Pascal Grandmaison
Spin + Daylight
2002.11.15 - 2003.01.19
NELSON HENRICKS
In a society of excess, it is tempting to think of pictures as abundant and valueless; blank and immaterial. Pascal Grandmaison‘s work sheds light on the codes that lend images their authority. One point of entry into SPIN and DAYLIGHT is through the work of Andy Warhol, an artist who is strangely in tune with us here in the twenty-first century.
Blankness was the essence of Warhol‘s work. Warholian blankness is intriguing because it makes us search for meaning where we wouldn‘t normally. ”What is interesting about Warhol is not the retinal image of the man who paints 50 soup cans, but the man who has the idea to paint 50 soup cans.”(Duchamp) Meaning is no longer a mysterious code to be coaxed from the art object, but a game we play when situating art inside broader social contexts. Warhol‘s paintings and films are not about self-expression; they depict a world outside the self.
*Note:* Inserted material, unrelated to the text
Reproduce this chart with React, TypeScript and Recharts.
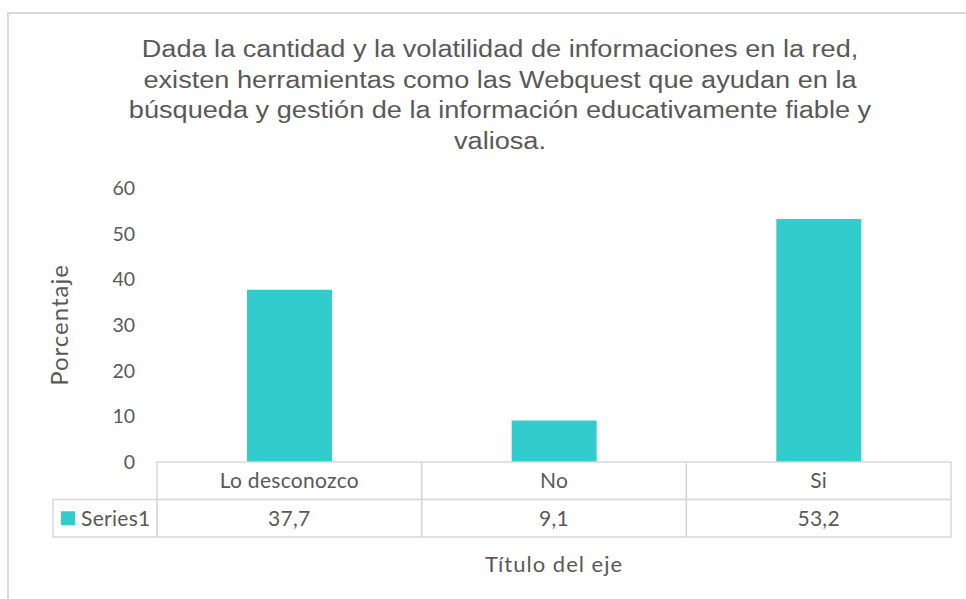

Grandmaison‘s work can be best understood from this perspective. His images acquire meaning once inserted into the broader context of cultural codes. In the video projection, we see a series of downward pans: extreme close-ups of people‘s faces. The subjects exude no emotion. Recalling Warhol‘s “Screen Tests,” they remain literally and figuratively blank. What animates them are cinematic conventions. The wide-screen ratio monumentalizes their image; the vibrating image makes the figures tremble with dramatic anxiety. Grandmaison‘s work is about the frames that invest images with their power, rather than the meanings inherent in them.
The importance of context (rather than content) also insinuates itself in the photographic component of this exhibition. Two fluorescent light tubes, propped in a corner against a rough photo backdrop, are illuminated by the light of day. Empty lights that are nonetheless illuminated; light as both subject and object. The image replies to conceptual artists such as Joseph Kosuth and Dan Flavin, extending an interrogation of the relationship between signs and meaning; form and function. But light has long been a subject in painting as well. Grandmaison‘s invocation of artists such as Zurbarán or Georges de La Tour lends a paradoxically sublime and mystical aura to an otherwise blank, mass-produced object.
Grandmaison is interested in value and in looking. What lends images their weight? From where do they derive their meaning? Through an open-ended exploration of representational conventions, Grandmaison deftly avoids closure and fixity. In this spirit, I hope this text only partially illumates some of SPIN and DAYLIGHT‘s many mysteries.